Here’s a story re: “Alien”:
Eventually, we were forced into radioing all speaking parts and the costumes were useful in that the jackets of the fatigues had ‘pen’ loops, ideal for fitting Sony ECM50’s with double-sided tape – no smaller mics were then around (Trams/Cos/DPA etc came later). Ideally, the headset comms should have been practical!
I used to watch carefully on rehearsal, to which shoulder Yaphet Kotto slung his firearm and mounted his mike on the other side. Whereupon, he would invariably shift the sling to his opposite shoulder, lying right across the mike!
Peter Coombes
At the last show I attended at Washington’s prestigious Wolf Trap theatre, I discovered that the cast had microphones taped to the top of their heads. Is this technique used in the UK?
Mike Giles
I often found the hair a good place to hide a personal ~ surprisingly good pick up. Hats could then be a problem, of course and barbers’ shops were definitely not to be desired!
John Howell
Another big advantage is there is no tendency to go ‘off mic’ with head turns.
Mike Jordan
That idea can have disastrous consequences however.
A couple of years a go my old school put on “Les Miserables.” The “brought-in” sound suppliers thought mics in hairlines would be a good idea with the sort of costumes in use.
However there was one black kid in the show so they provided a pink mic with the pink cable going over the centre of his head (no parting) and heading off down his uncovered black back.
He must have been so embarrassed!
Dave Buckley
I read an article about the positioning of personal mics used in musicals. The article covered the use at hairline level and the then Beyer range were considered the best for using in this position.
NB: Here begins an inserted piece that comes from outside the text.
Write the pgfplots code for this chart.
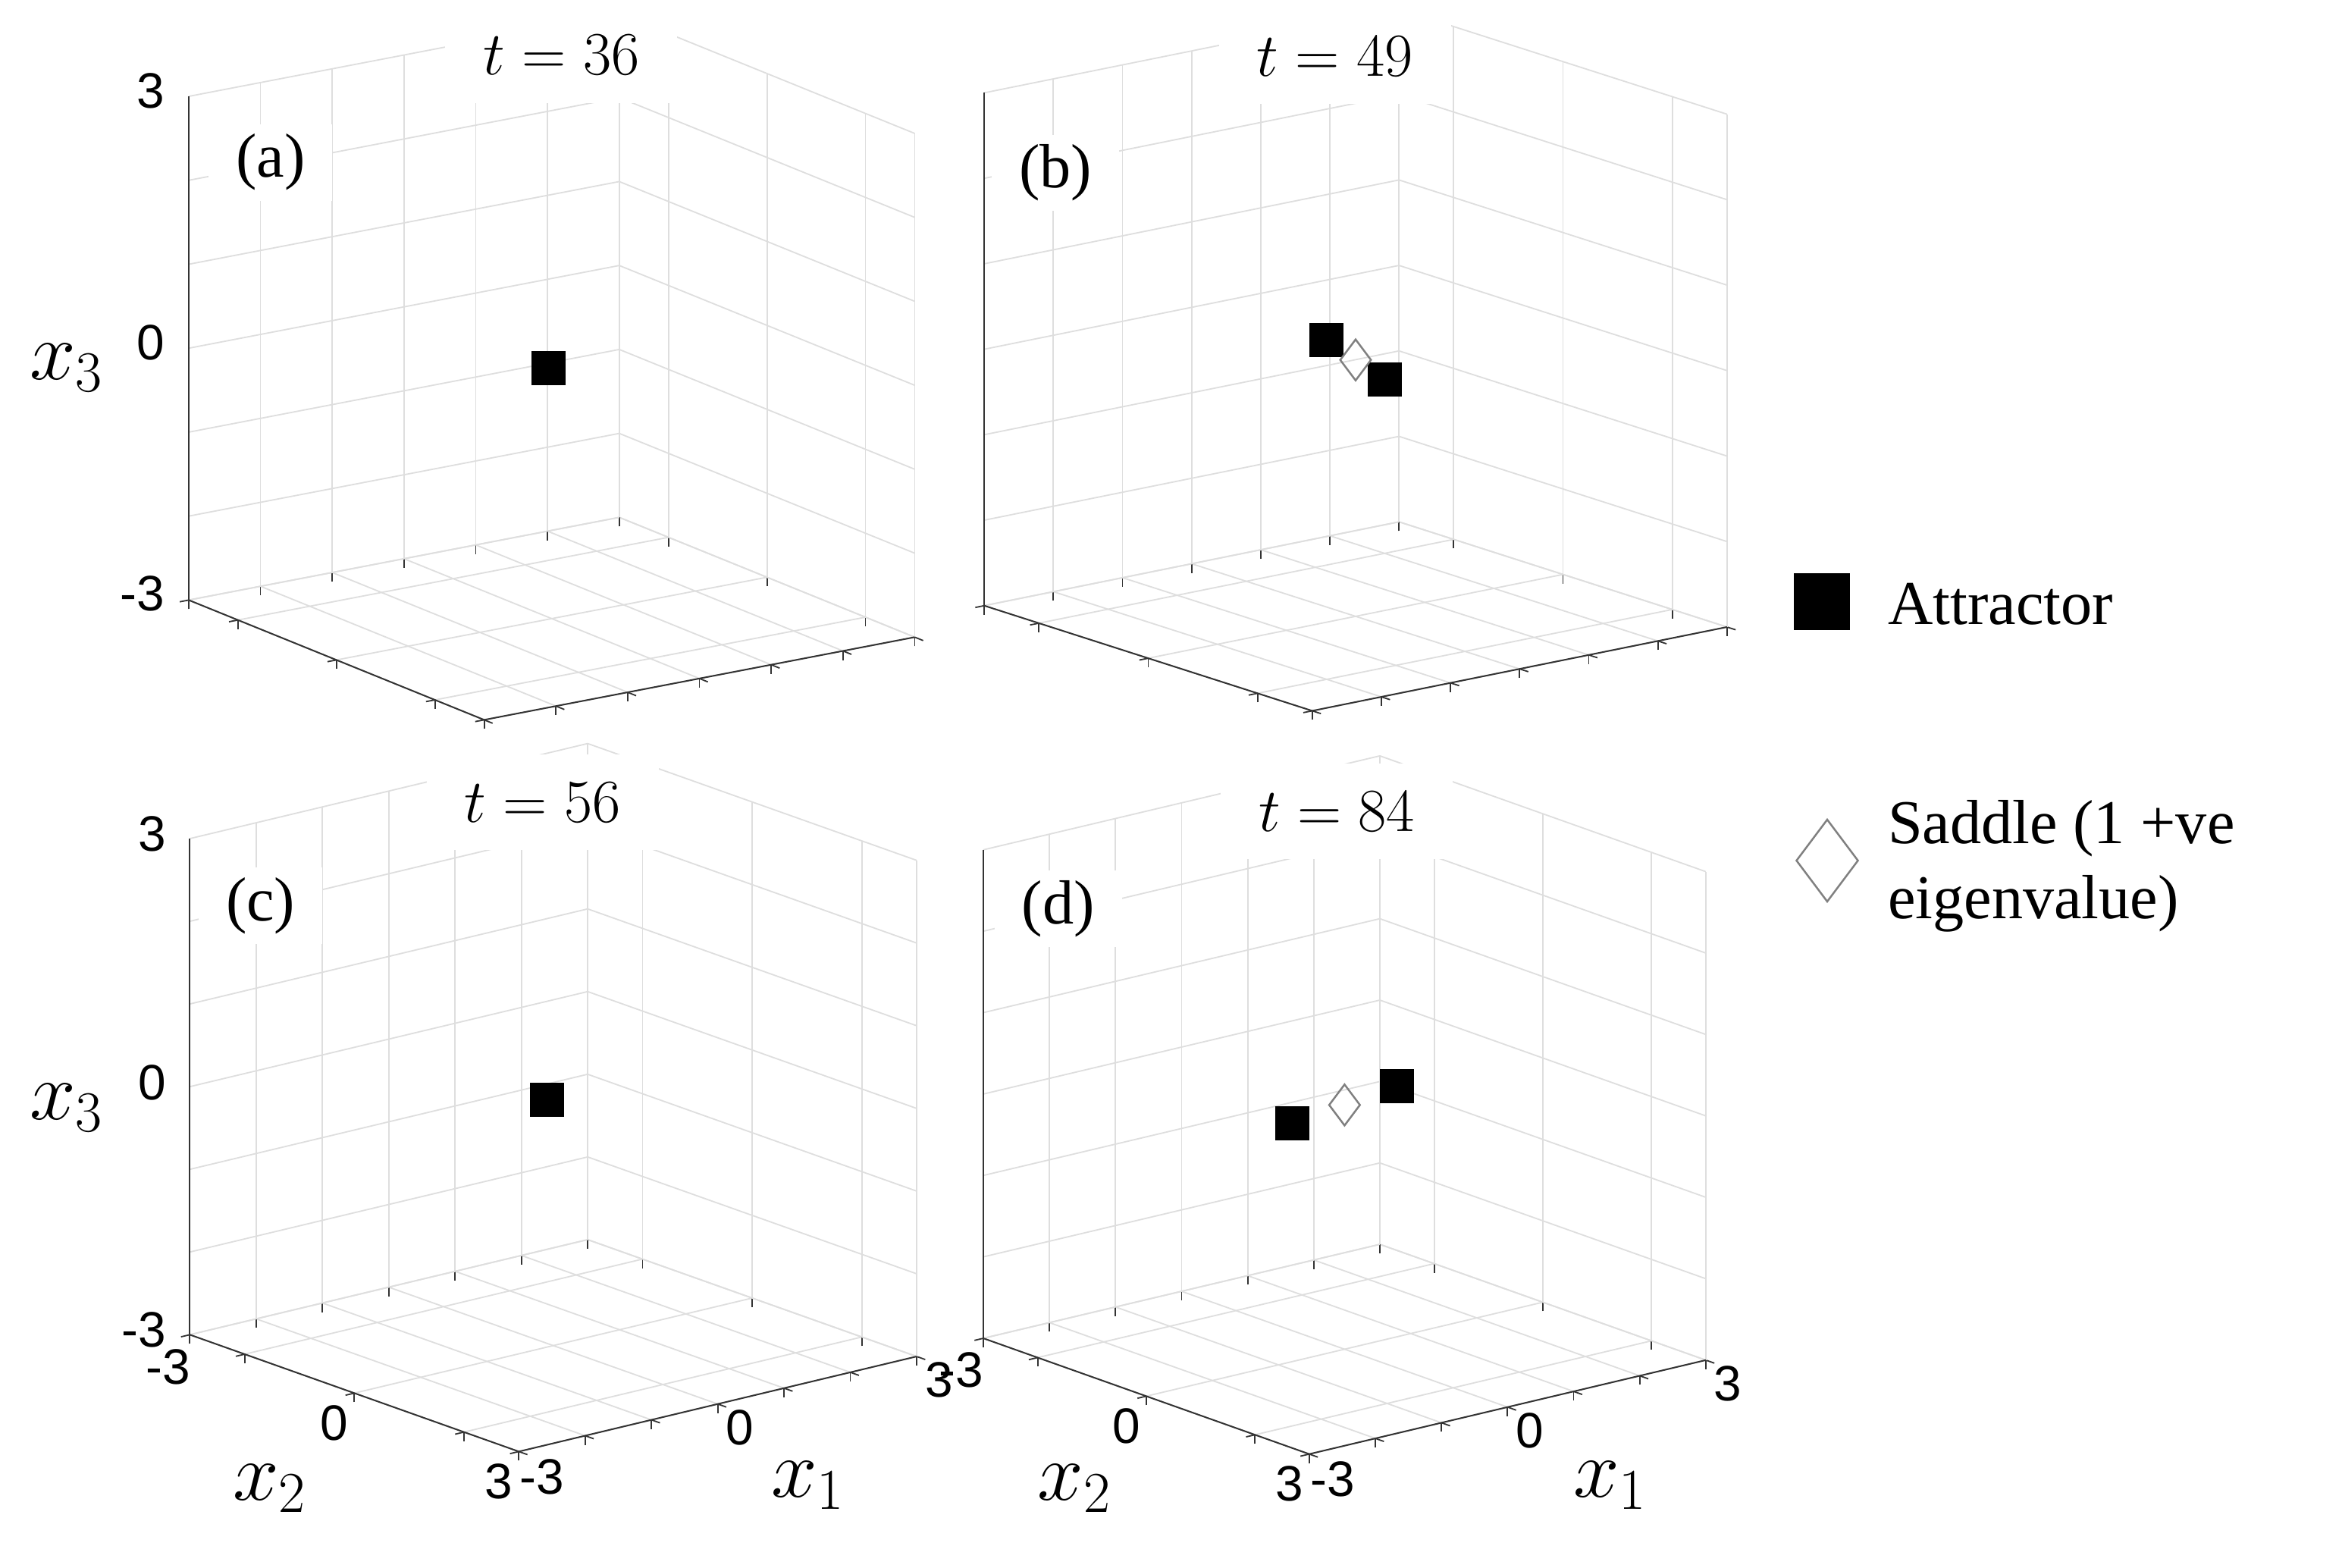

However, it was found that the mics only lasted six months due to sweat etc.!
Roger Long
The RSC preferred position is behind the ear and then eq’d to reduce 400 Hz. The DPA 4060 will survive dunking in a cup of water as will an ECM88, they soon dry out. Cables need good dressing especially for semi nude scenes.
Dave Mundy
Sorry, don’t do semis! I had my fill with the ‘Toppers’ quick change tent in TC1 (beautifully lit by Monty Moncrief)!
Pat Heigham
I understand that the DPA mic is good, as the small holes in the access grill are such that the surface tension of moisture prevents the ingress.
On another front – re: mic positioning – why is it that on a formal lectern the two mics (possibly for back-up) are put together at the front? When I operated for this sort of set-up, I used two C451s with the short extension tubes, either side of the lectern. Both faded up, the reason being that in this configuration, the turning of the head would always be on mike, as when they came off one, the other mic picked up more, keeping the capture consistent in level. In the event of total failure of one, then the other would capture enough to make it sensible, (except from a turn away!)
And now back to broadcast sound quality …
Peter Neill
Another problem is the conversion from 5.1 surround to mere stereo. I’m convinced that when my Freeview box does the conversion it loses some of the centre information. I’m aware of this with some music programmes, and I think it’s a contributory factor in hearing dialogue over music/fx.
Pat Heigham
I should like to put in a word for the senior sound practitioners on “Jamaica Inn”. When the ordure hit the cooling system, the Council of The Association of Motion Picture Sound were mightily concerned, as it was our members’ reputation at stake.
Both the Production Sound Mixer and the Re-recording (Dubbing) Mixer are highly experienced in their fields, and the Re-Recording Mixer had just won a BAFTA for his previous work, in the same week that JI was transmitted!
Investigation revealed that the actor indulging in ‘mumblespeak’, although having been told numerous times, would not modify his delivery, and point blank refused to do any post-sync. In every case during shooting, the Director(s) know the dialogue and have the script in front of them – also wear a headset with an audio feed. But, if the Mixer’s advice is ignored……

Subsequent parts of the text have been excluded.